→ **SOURCE MATERIAL**
☆ ☆ ☆ ☆ ☆

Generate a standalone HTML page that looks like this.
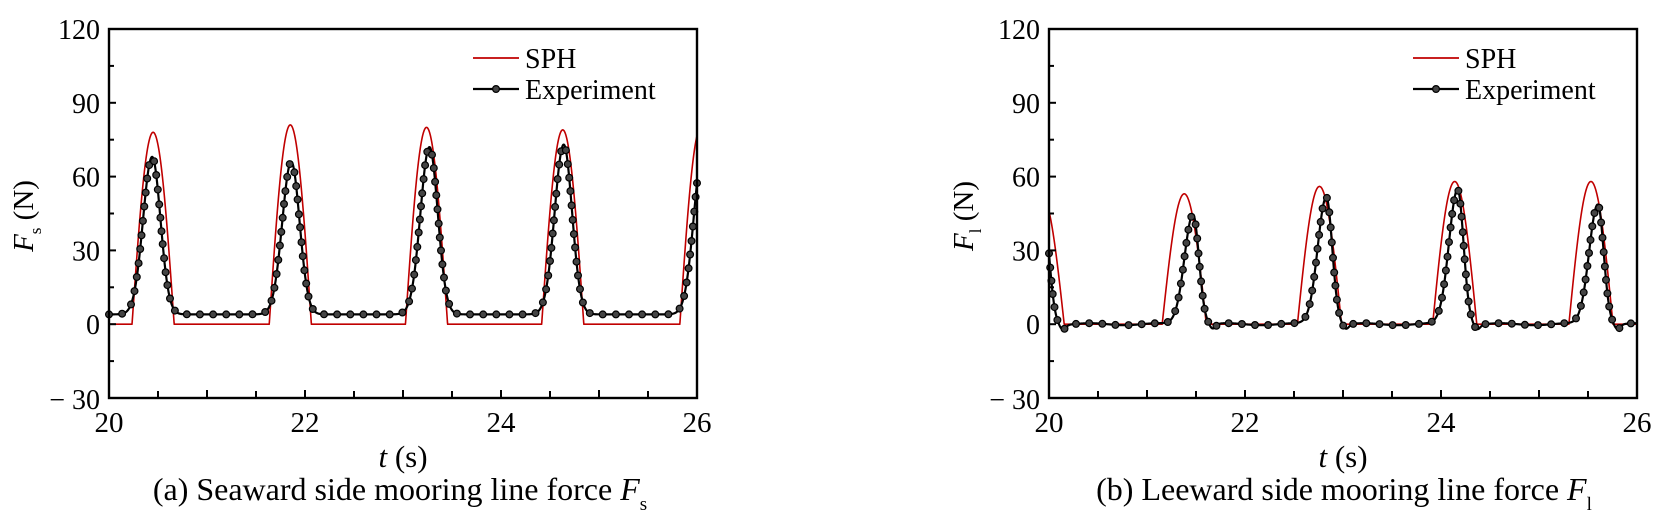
<!DOCTYPE html>
<html><head><meta charset="utf-8">
<style>
html,body{margin:0;padding:0;background:#fff;}
svg{display:block;font-family:"Liberation Serif",serif;}
</style></head>
<body>
<svg id="s" width="1655" height="518" xmlns="http://www.w3.org/2000/svg"></svg>
<script>
const S=document.getElementById('s');
let h='';
const T0=20,T1=26,YMIN=-30,YMAX=120,TOP=29,BOT=398,W=588;
function panel(L,sph,exp,ylab,sub,cap,capx){
  const X=t=>L+(t-T0)/(T1-T0)*W, Y=v=>BOT-(v-YMIN)/(YMAX-YMIN)*(BOT-TOP);
  const id='c'+L;
  h+=`<clipPath id="${id}"><rect x="${L}" y="${TOP}" width="${W}" height="${BOT-TOP}"/></clipPath>`;
  let p='';
  for(let t=T0;t<=T1+1e-9;t+=0.002){p+=(p?'L':'M')+X(t).toFixed(2)+','+Y(sph(t)).toFixed(2);}
  h+=`<path d="${p}" fill="none" stroke="#c00000" stroke-width="1.6" clip-path="url(#${id})"/>`;
  let pts=[];
  for(let t=T0;t<=T1+1e-9;t+=0.002){pts.push([X(t),Y(exp(t))]);}
  p='';pts.forEach(q=>p+=(p?'L':'M')+q[0].toFixed(2)+','+q[1].toFixed(2));
  h+=`<path d="${p}" fill="none" stroke="#000" stroke-width="2.2" clip-path="url(#${id})"/>`;
  let acc=99,prev=null;
  pts.forEach(q=>{ if(prev) acc+=Math.hypot(q[0]-prev[0],q[1]-prev[1]); prev=q;
    if(acc>=13){acc=0;h+=`<circle cx="${q[0].toFixed(1)}" cy="${q[1].toFixed(1)}" r="3.4" fill="#444" stroke="#000" stroke-width="1.2"/>`;}});
  h+=`<rect x="${L}" y="${TOP}" width="${W}" height="${BOT-TOP}" fill="none" stroke="#000" stroke-width="2.4"/>`;
  for(let v=-30;v<=120;v+=15){const y=Y(v);const len=(v%30==0)?7:5;h+=`<line x1="${L}" y1="${y}" x2="${L+len}" y2="${y}" stroke="#000" stroke-width="2"/>`;}
  for(let t=20;t<=26;t+=0.5){const x=X(t);const len=(t%1==0)?8:7;h+=`<line x1="${x}" y1="${BOT}" x2="${x}" y2="${BOT-len}" stroke="#000" stroke-width="2"/>`;}
  for(let v=0;v<=120;v+=30){h+=`<text x="${L-9}" y="${Y(v)+10}" font-size="28" text-anchor="end">${v}</text>`;}
  h+=`<text x="${L-9}" y="${Y(-30)+11}" font-size="28" text-anchor="end">− 30</text>`;
  for(let t=20;t<=26;t+=2){h+=`<text x="${X(t)}" y="432" font-size="29" text-anchor="middle">${t}</text>`;}
  h+=`<text x="${L+W/2}" y="467" font-size="31" text-anchor="middle"><tspan font-style="italic">t</tspan> (s)</text>`;
  h+=`<text transform="translate(${L-76},216) rotate(-90)" font-size="29" text-anchor="middle"><tspan font-style="italic">F</tspan><tspan font-size="17" dy="8">${sub}</tspan><tspan dy="-8"> (N)</tspan></text>`;
  h+=`<text x="${capx}" y="500" font-size="32" text-anchor="middle">${cap} <tspan font-style="italic">F</tspan><tspan font-size="19" dy="10">${sub}</tspan></text>`;
  const lx=L+364;
  h+=`<line x1="${lx}" y1="58" x2="${lx+46}" y2="58" stroke="#c00000" stroke-width="1.8"/>`;
  h+=`<text x="${lx+52}" y="68" font-size="28">SPH</text>`;
  h+=`<line x1="${lx}" y1="89" x2="${lx+46}" y2="89" stroke="#000" stroke-width="2.2"/>`;
  h+=`<circle cx="${lx+23}" cy="89" r="3.4" fill="#444" stroke="#000" stroke-width="1.2"/>`;
  h+=`<text x="${lx+52}" y="99" font-size="28">Experiment</text>`;
}
function pulse(t,tp,A,w){const d=t-tp; if(Math.abs(d)>w) return 0; return A*Math.cos(Math.PI/2*d/w);}
function g(t,tp,A,s1,s2){const d=t-tp;const s=d<0?s1:s2;return A*Math.exp(-0.5*(d/s)*(d/s));}
const sphA=t=>{let v=0;[[20.45,78],[21.85,81],[23.24,80],[24.63,79],[26.04,80]].forEach(p=>v+=pulse(t,p[0],p[1],0.215));return v;};
const expA=t=>{let v=4;[[20.44,64],[21.86,62],[23.27,68],[24.64,69],[26.06,66]].forEach(p=>v+=g(t,p[0],p[1],0.092,0.085));return v;};
const sphB=t=>{let v=0;[[19.93,52],[21.38,53],[22.76,56],[24.14,58],[25.53,58]].forEach(p=>v+=pulse(t,p[0],p[1],0.225));return Math.max(v,0);};
const expB=t=>{let v=0;[[19.94,48],[21.47,45],[22.83,52],[24.17,55],[25.6,49]].forEach(p=>{v+=g(t,p[0],p[1],0.088,0.06);v-=2*Math.exp(-0.5*Math.pow((t-p[0]-0.2)/0.03,2));});
  v+=0.4*Math.sin(t*9);return v;};
panel(109,sphA,expA,'F','s','(a) Seaward side mooring line force',400);
panel(1049,sphB,expB,'F','l','(b) Leeward side mooring line force',1344);
S.innerHTML=h;
</script>
</body></html>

☆ ☆ ☆ ☆ ☆

→ **AIM OF THE TASK**
Quote all the lines above exactly as given. Do not include the pictures.

→ **RESULT OF THE TASK**
Generate a standalone HTML page that looks like this.
<!DOCTYPE html>
<html><head><meta charset="utf-8">
<style>
html,body{margin:0;padding:0;background:#fff;}
svg{display:block;font-family:"Liberation Serif",serif;}
</style></head>
<body>
<svg id="s" width="1655" height="518" xmlns="http://www.w3.org/2000/svg"></svg>
<script>
const S=document.getElementById('s');
let h='';
const T0=20,T1=26,YMIN=-30,YMAX=120,TOP=29,BOT=398,W=588;
function panel(L,sph,exp,ylab,sub,cap,capx){
  const X=t=>L+(t-T0)/(T1-T0)*W, Y=v=>BOT-(v-YMIN)/(YMAX-YMIN)*(BOT-TOP);
  const id='c'+L;
  h+=`<clipPath id="${id}"><rect x="${L}" y="${TOP}" width="${W}" height="${BOT-TOP}"/></clipPath>`;
  let p='';
  for(let t=T0;t<=T1+1e-9;t+=0.002){p+=(p?'L':'M')+X(t).toFixed(2)+','+Y(sph(t)).toFixed(2);}
  h+=`<path d="${p}" fill="none" stroke="#c00000" stroke-width="1.6" clip-path="url(#${id})"/>`;
  let pts=[];
  for(let t=T0;t<=T1+1e-9;t+=0.002){pts.push([X(t),Y(exp(t))]);}
  p='';pts.forEach(q=>p+=(p?'L':'M')+q[0].toFixed(2)+','+q[1].toFixed(2));
  h+=`<path d="${p}" fill="none" stroke="#000" stroke-width="2.2" clip-path="url(#${id})"/>`;
  let acc=99,prev=null;
  pts.forEach(q=>{ if(prev) acc+=Math.hypot(q[0]-prev[0],q[1]-prev[1]); prev=q;
    if(acc>=13){acc=0;h+=`<circle cx="${q[0].toFixed(1)}" cy="${q[1].toFixed(1)}" r="3.4" fill="#444" stroke="#000" stroke-width="1.2"/>`;}});
  h+=`<rect x="${L}" y="${TOP}" width="${W}" height="${BOT-TOP}" fill="none" stroke="#000" stroke-width="2.4"/>`;
  for(let v=-30;v<=120;v+=15){const y=Y(v);const len=(v%30==0)?7:5;h+=`<line x1="${L}" y1="${y}" x2="${L+len}" y2="${y}" stroke="#000" stroke-width="2"/>`;}
  for(let t=20;t<=26;t+=0.5){const x=X(t);const len=(t%1==0)?8:7;h+=`<line x1="${x}" y1="${BOT}" x2="${x}" y2="${BOT-len}" stroke="#000" stroke-width="2"/>`;}
  for(let v=0;v<=120;v+=30){h+=`<text x="${L-9}" y="${Y(v)+10}" font-size="28" text-anchor="end">${v}</text>`;}
  h+=`<text x="${L-9}" y="${Y(-30)+11}" font-size="28" text-anchor="end">− 30</text>`;
  for(let t=20;t<=26;t+=2){h+=`<text x="${X(t)}" y="432" font-size="29" text-anchor="middle">${t}</text>`;}
  h+=`<text x="${L+W/2}" y="467" font-size="31" text-anchor="middle"><tspan font-style="italic">t</tspan> (s)</text>`;
  h+=`<text transform="translate(${L-76},216) rotate(-90)" font-size="29" text-anchor="middle"><tspan font-style="italic">F</tspan><tspan font-size="17" dy="8">${sub}</tspan><tspan dy="-8"> (N)</tspan></text>`;
  h+=`<text x="${capx}" y="500" font-size="32" text-anchor="middle">${cap} <tspan font-style="italic">F</tspan><tspan font-size="19" dy="10">${sub}</tspan></text>`;
  const lx=L+364;
  h+=`<line x1="${lx}" y1="58" x2="${lx+46}" y2="58" stroke="#c00000" stroke-width="1.8"/>`;
  h+=`<text x="${lx+52}" y="68" font-size="28">SPH</text>`;
  h+=`<line x1="${lx}" y1="89" x2="${lx+46}" y2="89" stroke="#000" stroke-width="2.2"/>`;
  h+=`<circle cx="${lx+23}" cy="89" r="3.4" fill="#444" stroke="#000" stroke-width="1.2"/>`;
  h+=`<text x="${lx+52}" y="99" font-size="28">Experiment</text>`;
}
function pulse(t,tp,A,w){const d=t-tp; if(Math.abs(d)>w) return 0; return A*Math.cos(Math.PI/2*d/w);}
function g(t,tp,A,s1,s2){const d=t-tp;const s=d<0?s1:s2;return A*Math.exp(-0.5*(d/s)*(d/s));}
const sphA=t=>{let v=0;[[20.45,78],[21.85,81],[23.24,80],[24.63,79],[26.04,80]].forEach(p=>v+=pulse(t,p[0],p[1],0.215));return v;};
const expA=t=>{let v=4;[[20.44,64],[21.86,62],[23.27,68],[24.64,69],[26.06,66]].forEach(p=>v+=g(t,p[0],p[1],0.092,0.085));return v;};
const sphB=t=>{let v=0;[[19.93,52],[21.38,53],[22.76,56],[24.14,58],[25.53,58]].forEach(p=>v+=pulse(t,p[0],p[1],0.225));return Math.max(v,0);};
const expB=t=>{let v=0;[[19.94,48],[21.47,45],[22.83,52],[24.17,55],[25.6,49]].forEach(p=>{v+=g(t,p[0],p[1],0.088,0.06);v-=2*Math.exp(-0.5*Math.pow((t-p[0]-0.2)/0.03,2));});
  v+=0.4*Math.sin(t*9);return v;};
panel(109,sphA,expA,'F','s','(a) Seaward side mooring line force',400);
panel(1049,sphB,expB,'F','l','(b) Leeward side mooring line force',1344);
S.innerHTML=h;
</script>
</body></html>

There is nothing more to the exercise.